Currency & Best Way to Get Money
The national currency is the sterling pound (quid in slang). Currency exchange can be made in most banks, post offices and train stations (for current currency exchange, go to www.oanda.com). Traveler's checks should be exchanged at banks or exchange offices since very few businesses will accept them (ATMs and credit cards make them nearly obsolete). For the best exchange rate, use ATMs found almost everywhere.
If you are visiting from outside the European Union, you can get back some of the 17.5 percent VAT (Value Added Tax) you pay on certain goods. Not all shops participate, and stores that do, set a minimum purchase level. You will need to carry your passport with you and fill in a form at the time of purchase. Present the forms to Customs at the final departure from the European Union, but keep in mind the agents most likely will ask to see the goods
Note: Some ATMs in England require a PIN to be only four digits long, so plan ahead. Also, many display only numerals on the keypad. For pin codes that include letters, commit them to memory or jot down the translation to numbers.
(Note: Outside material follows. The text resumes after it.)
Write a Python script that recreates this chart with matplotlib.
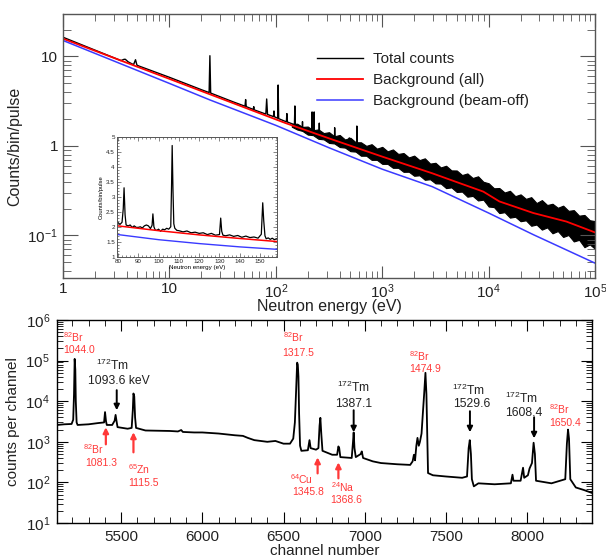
import numpy as np
import matplotlib
matplotlib.use('Agg')
import matplotlib.pyplot as plt
from matplotlib.ticker import LogLocator, NullFormatter, MultipleLocator

plt.rcParams['font.family'] = ['Liberation Sans', 'DejaVu Sans']
plt.rcParams['mathtext.fontset'] = 'custom'
plt.rcParams['mathtext.rm'] = 'Liberation Sans'
plt.rcParams['mathtext.it'] = 'Liberation Sans:italic'
plt.rcParams['mathtext.bf'] = 'Liberation Sans:bold'

# ---------------- top panel data ----------------
tot_E = [1, 3.5, 3.75, 3.85, 4.1, 4.6, 4.8, 4.95, 5.2, 10, 20, 23.6, 24.0, 24.4,
         40, 51.3, 52, 52.7, 61.3, 62, 62.7, 80.5, 82, 83.5, 95, 96, 97,
         104, 105, 106.3, 125.5, 127, 128.5, 149.5, 151, 152.5, 177, 178, 179,
         218, 219, 220.5, 228, 229, 230, 255, 256, 257, 356, 357, 359,
         489, 490, 492, 576, 577, 579, 1000, 3000, 10000, 30000, 100000]
tot_C = [16.4, 9.0, 9.3, 9.3, 8.7, 8.1, 9.2, 8.0, 7.8, 5.85, 4.25, 3.95, 10.2, 3.9,
         3.1, 2.78, 3.3, 2.75, 2.56, 2.75, 2.53, 2.27, 3.35, 2.25, 2.13, 2.46, 2.12,
         2.04, 4.8, 2.02, 1.86, 2.3, 1.85, 1.73, 2.8, 1.72, 1.62, 1.87, 1.61,
         1.48, 2.4, 1.47, 1.46, 2.4, 1.45, 1.4, 1.8, 1.39, 1.2, 1.6, 1.2,
         1.05, 1.23, 1.05, 1.0, 1.67, 1.0, 0.8, 0.52, 0.33, 0.21, 0.115]

# noisy region of the total counts: envelope (log10 of energy and of counts)
band_logE = [2.15, 2.2, 2.25, 2.3, 2.35, 2.4, 2.45, 2.5, 2.55, 2.6, 2.65, 2.7, 2.75,
             2.8, 2.85, 2.9, 2.95, 3.0, 3.05, 3.1, 3.15, 3.2, 3.25, 3.3, 3.35, 3.4,
             3.45, 3.5, 3.55, 3.6, 3.65, 3.7, 3.75, 3.8, 3.85, 3.9, 3.95, 4.0, 4.05,
             4.1, 4.15, 4.2, 4.25, 4.3, 4.35, 4.4, 4.45, 4.5, 4.55, 4.6, 4.65, 4.7,
             4.75, 4.8, 4.85, 4.9, 4.95, 5.0]
band_loghi = [.245, .249, .213, .217, .176, .185, .144, .154, .108, .123, .072, .092,
              .042, .041, .001, .02, -.03, -.01, -.06, -.039, -.089, -.079, -.128,
              -.108, -.158, -.138, -.197, -.188, -.24, -.221, -.273, -.274, -.325,
              -.307, -.358, -.339, -.40, -.417, -.473, -.47, -.52, -.501, -.561,
              -.541, -.591, -.572, -.638, -.605, -.66, -.646, -.691, -.667, -.725,
              -.717, -.779, -.771, -.83, -.84]
band_loglo = [.215, .184, .168, .127, .121, .08, .074, .034, .028, -.012, -.018, -.058,
              -.063, -.109, -.109, -.155, -.155, -.20, -.20, -.244, -.244, -.289,
              -.288, -.333, -.328, -.378, -.372, -.418, -.42, -.471, -.463, -.514,
              -.51, -.567, -.558, -.609, -.60, -.677, -.683, -.75, -.74, -.801, -.791,
              -.841, -.831, -.892, -.878, -.935, -.91, -.976, -.951, -1.017, -.995,
              -1.067, -1.049, -1.131, -1.10, -1.15]

bgall_E = [1, 10, 24, 122, 347, 1000, 2950, 5370, 8900, 12600, 26300, 53700, 100000]
bgall_C = [15.8, 5.62, 3.78, 1.81, 1.17, 0.76, 0.495, 0.383, 0.309, 0.24, 0.178,
           0.143, 0.108]

bgoff_E = [1, 10, 24, 100, 316, 1000, 2950, 10000, 26300, 100000]
bgoff_C = [15.1, 5.0, 3.27, 1.70, 0.955, 0.55, 0.351, 0.178, 0.102, 0.049]

# inset data
ins_E = [80, 81, 82, 82.6, 83, 83.5, 84, 85, 86, 87, 88, 89, 90, 91, 92, 93, 94, 95,
         96, 96.8, 97.2, 97.7, 98.3, 99, 100, 101, 102, 103, 104, 105, 106, 106.4,
         106.7, 107.1, 107.5, 108, 109, 110, 112, 114, 116, 118, 120, 122, 124, 126,
         128, 130, 130.6, 131.1, 131.7, 133, 135, 137, 139, 141, 143, 145, 147, 149,
         150.6, 151.3, 151.8, 152.4, 153, 154, 155, 156, 157, 158]
ins_C = [2.14, 2.08, 2.15, 2.6, 3.3, 2.4, 2.06, 2.03, 2.06, 1.98, 2.03, 1.98, 1.98,
         2.0, 1.96, 2.03, 2.06, 2.03, 1.94, 2.05, 2.43, 2.0, 1.9, 1.88, 1.92, 1.85,
         1.92, 1.9, 1.95, 1.92, 2.0, 3.4, 4.71, 3.2, 2.1, 1.95, 1.88, 1.87, 1.83,
         1.86, 1.8, 1.82, 1.78, 1.8, 1.74, 1.78, 1.72, 1.74, 2.29, 1.85, 1.72, 1.7,
         1.73, 1.68, 1.71, 1.65, 1.69, 1.64, 1.66, 1.62, 1.75, 2.8, 2.2, 1.7, 1.6,
         1.63, 1.58, 1.62, 1.57, 1.6]
ins_bgall_E = [80, 100, 120, 140, 158]
ins_bgall_C = [2.03, 1.87, 1.73, 1.61, 1.51]
ins_bgoff_E = [80, 100, 120, 140, 158]
ins_bgoff_C = [1.74, 1.57, 1.44, 1.33, 1.25]

# ---------------- bottom panel data ----------------
ch = [5105, 5150, 5195, 5205, 5210, 5214, 5218, 5221, 5226, 5232, 5300, 5360, 5395,
      5401, 5407, 5412, 5445, 5460, 5466, 5472, 5478, 5540, 5565, 5572, 5576, 5581,
      5586, 5592, 5650, 5800, 5850, 5870, 5880, 5950, 6000, 6100, 6200, 6250, 6280,
      6320, 6400, 6450, 6500, 6540, 6560, 6570, 6578, 6584, 6588, 6592, 6596, 6602,
      6610, 6650, 6660, 6667, 6700, 6715, 6722, 6727, 6733, 6740, 6800, 6830, 6838,
      6843, 6850, 6920, 6928, 6932, 6937, 6945, 6975, 6982, 6990, 7050, 7100, 7200,
      7280, 7295, 7303, 7310, 7318, 7325, 7333, 7340, 7350, 7358, 7366, 7374, 7380,
      7386, 7390, 7420, 7500, 7600, 7630, 7640, 7647, 7654, 7660, 7672, 7700, 7800,
      7900, 7910, 7916, 7960, 7975, 7982, 8005, 8015, 8030, 8040, 8048, 8055, 8150,
      8235, 8245, 8252, 8258, 8266, 8300, 8350, 8400]
cnt = [2600, 2700, 2750, 3500, 15000, 110000, 60000, 10000, 3000, 2600, 2700, 2900,
       3000, 5400, 3200, 2600, 2600, 3300, 4600, 3200, 2300, 2100, 2200, 6000, 15500,
       13000, 4000, 2200, 1900, 1850, 1800, 1950, 1750, 1700, 1700, 1600, 1450, 1400,
       1250, 1100, 1000, 1050, 900, 900, 1200, 3000, 20000, 89000, 80000, 40000, 5000,
       800, 600, 620, 1100, 700, 640, 700, 2500, 3900, 1500, 600, 480, 480, 770, 700,
       420, 400, 1000, 1700, 700, 420, 500, 580, 400, 330, 300, 280, 270, 330, 480,
       350, 800, 1250, 800, 1000, 1600, 5000, 15000, 50000, 15000, 1000, 170, 150,
       140, 130, 140, 700, 1100, 500, 120, 80, 95, 90, 95, 155, 110, 110, 230, 130,
       150, 220, 300, 950, 500, 110, 95, 120, 900, 2000, 1200, 120, 75, 65, 55]

RED = '#ff3838'
DARK = '#222222'
# annotations: (text, channel, counts at baseline, alignment)
labels_red = [
    ('$^{82}$Br', 5142, 2.94e5, 'left'), ('1044.0', 5142, 1.58e5, 'left'),
    ('$^{82}$Br', 5327, 506, 'center'), ('1081.3', 5377, 255, 'center'),
    ('$^{65}$Zn', 5543, 162, 'left'), ('1115.5', 5543, 82, 'left'),
    ('$^{82}$Br', 6494, 2.94e5, 'left'), ('1317.5', 6494, 1.33e5, 'left'),
    ('$^{64}$Cu', 6543, 92, 'left'), ('1345.8', 6556, 49, 'left'),
    ('$^{24}$Na', 6790, 58, 'left'), ('1368.6', 6790, 31, 'left'),
    ('$^{82}$Br', 7272, 1.0e5, 'left'), ('1474.9', 7272, 5.35e4, 'left'),
    ('$^{82}$Br', 8136, 4910, 'left'), ('1650.4', 8136, 2480, 'left'),
]
labels_dark = [
    ('$^{172}$Tm', 5445, 6.0e4), ('1093.6 keV', 5488, 2.7e4),
    ('$^{172}$Tm', 6932, 1.72e4), ('1387.1', 6932, 7310),
    ('$^{172}$Tm', 7642, 1.45e4), ('1529.6', 7660, 7310),
    ('$^{172}$Tm', 7963, 9190), ('1608.4', 7982, 4390),
]
# arrows: (channel, tail counts, tip counts)
arrows_red = [(5406, 867, 2280), (5576, 551, 1720), (6710, 167, 414), (6838, 126, 312)]
arrows_dark = [(5473, 1.87e4, 6.0e3), (6932, 6000, 1720), (7648, 5670, 1720),
               (8043, 4030, 1220)]

# ---------------- figure ----------------
fig = plt.figure(figsize=(6.06, 5.57), dpi=100)
SP = '#555555'

ax = fig.add_axes([0.104, 0.501, 0.878, 0.474])
bE = np.power(10.0, band_logE)
ax.fill_between(bE, np.power(10.0, band_loglo), np.power(10.0, band_loghi),
                color='black', lw=0.8)
ax.plot(tot_E, tot_C, color='black', lw=1.0, label='Total counts')
ax.plot(bgall_E, bgall_C, color='#ff0000', lw=1.3, label='Background (all)')
ax.plot(bgoff_E, bgoff_C, color='#3a3aff', lw=1.1, label='Background (beam-off)')
ax.set_xscale('log'); ax.set_yscale('log')
ax.set_xlim(1, 1e5); ax.set_ylim(0.0335, 29.9)
ax.set_xticks([1, 10, 100, 1e3, 1e4, 1e5],
              labels=['1', '10', '10$^{2}$', '10$^{3}$', '10$^{4}$', '10$^{5}$'])
ax.set_yticks([0.1, 1, 10], labels=['10$^{-1}$', '1', '10'])
ax.xaxis.set_minor_locator(LogLocator(base=10, subs=np.arange(2, 10)))
ax.yaxis.set_minor_locator(LogLocator(base=10, subs=np.arange(2, 10)))
ax.xaxis.set_minor_formatter(NullFormatter()); ax.yaxis.set_minor_formatter(NullFormatter())
ax.tick_params(which='both', direction='in', top=True, right=True, colors=SP,
               labelcolor='#222222', labelsize=11)
ax.tick_params(axis='x', which='major', length=9, pad=3)
ax.tick_params(axis='x', which='minor', length=5)
ax.tick_params(axis='y', which='major', length=11)
ax.tick_params(axis='y', which='minor', length=6)
for s in ax.spines.values():
    s.set_color(SP); s.set_linewidth(1.0)
ax.set_xlabel('Neutron energy (eV)', fontsize=11.5, labelpad=-1, color='#222222')
ax.set_ylabel('Counts/bin/pulse', fontsize=11.5, labelpad=4, color='#222222')
leg = ax.legend(loc='upper left', bbox_to_anchor=(0.477, 0.855), frameon=False,
                fontsize=11, handlelength=3.0, handletextpad=0.65, labelspacing=0.45,
                borderpad=0, borderaxespad=0)
for t in leg.get_texts():
    t.set_color('#222222')

# inset
ai = fig.add_axes([0.193, 0.539, 0.264, 0.2154])
ai.plot(ins_E, ins_C, color='black', lw=0.9)
ai.plot(ins_bgall_E, ins_bgall_C, color='#ff0000', lw=1.1)
ai.plot(ins_bgoff_E, ins_bgoff_C, color='#3a3aff', lw=1.0)
ai.set_xlim(79.5, 158.3); ai.set_ylim(1, 5)
ai.set_xticks([80, 90, 100, 110, 120, 130, 140, 150])
ai.set_yticks([1, 1.5, 2, 2.5, 3, 3.5, 4, 4.5, 5],
              labels=['1', '1.5', '2', '2.5', '3', '3.5', '4', '4.5', '5'])
ai.xaxis.set_minor_locator(MultipleLocator(2))
ai.yaxis.set_minor_locator(MultipleLocator(0.1))
ai.tick_params(which='both', direction='in', top=True, right=True, colors=SP,
               labelcolor='#222222', labelsize=4.5, pad=1.5, width=0.5)
ai.tick_params(which='major', length=3)
ai.tick_params(which='minor', length=1.5)
for s in ai.spines.values():
    s.set_color(SP); s.set_linewidth(0.7)
ai.set_xlabel('Neutron energy (eV)', fontsize=4.5, labelpad=0.5)
ai.set_ylabel('Counts/bin/pulse', fontsize=4.2, labelpad=2)

# bottom panel
ab = fig.add_axes([0.094, 0.061, 0.883, 0.3645])
ab.plot(ch, cnt, color='black', lw=1.3)
ab.set_yscale('log')
ab.set_xlim(5105, 8400); ab.set_ylim(10, 1e6)
ab.set_xticks([5500, 6000, 6500, 7000, 7500, 8000])
ab.set_yticks([10, 1e2, 1e3, 1e4, 1e5, 1e6],
              labels=['10$^{1}$', '10$^{2}$', '10$^{3}$', '10$^{4}$', '10$^{5}$', '10$^{6}$'])
ab.xaxis.set_minor_locator(MultipleLocator(100))
ab.yaxis.set_minor_locator(LogLocator(base=10, subs=np.arange(2, 10)))
ab.yaxis.set_minor_formatter(NullFormatter())
ab.tick_params(which='both', direction='in', top=True, right=True, labelsize=11,
               labelcolor='#222222')
ab.tick_params(which='major', length=8, pad=5)
ab.tick_params(which='minor', length=4)
for s in ab.spines.values():
    s.set_linewidth(1.0)
ab.set_xlabel('channel number', fontsize=11, labelpad=0, color='#222222')
ab.set_ylabel('counts per channel', fontsize=11, labelpad=4, color='#222222')

for txt, x, y, ha in labels_red:
    ab.text(x, y, txt, color=RED, fontsize=7.5, ha=ha, va='baseline')
for txt, x, y in labels_dark:
    ab.text(x, y, txt, color=DARK, fontsize=8.7, ha='center', va='baseline')
for x, y0, y1 in arrows_red:
    ab.annotate('', xy=(x, y1), xytext=(x, y0),
                arrowprops=dict(arrowstyle='-|>', color=RED, lw=1.6, mutation_scale=8,
                                shrinkA=0, shrinkB=0))
for x, y0, y1 in arrows_dark:
    ab.annotate('', xy=(x, y1), xytext=(x, y0),
                arrowprops=dict(arrowstyle='-|>', color='black', lw=1.4, mutation_scale=8,
                                shrinkA=0, shrinkB=0))

fig.savefig('out.png', dpi=100)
English is understood and spoken everywhere.
Food and Drink
Old Lantern Inn: In an old 1636 farm house, they serve up some good vegetarian options. But we say try the Stilton and chestnut pate. Per-person cost for three courses including wine will run about $34. Noon - 2:30 p.m. daily. Martin St.
Wallett's Court: Without a doubt, the best and most impressive (and formal) eatery in the area. Try the Kentish huntsman's platter, a terrine of game partnered perfectly with apple jelly. Per-person cost for three courses including wine will run about $40. Sunday - Friday, noon - 2 p.m. West Cliff.
The Churchill Hotel: We mention this restaurant with reservations. It's the most scenic "eatery" in Dover, located on directly on the harbor, and serves up basic pub fare (there are outdoor tables as well as indoor seating). We can't, however, wholeheartedly rave about the food or service -- after an hour of waiting for a ham and cheese sandwich we finally asked for a refund and left, lunch-less. Noon - 2 p.m. daily. Dover Harbor.
The Ellie Café: Located in the heart of Market Square, this bistro-style joint offers patio seating (with fun people-watching). Noon - 2 p.m. daily. Market Square.
Best Afternoon Tea
Lord Warden's Tea Rooms inside Walmer Castle near Dover for scones, clotted cream and wonderful pastries. April - September, 10 a.m. - 6 p.m. daily; October until 5 p.m.
Anything from the outlet shops at Dover's De Bradelei Wharf 'cause it sells discounted merchandise -- you may get deals like 70 percent off everything from lingerie to glassware from England.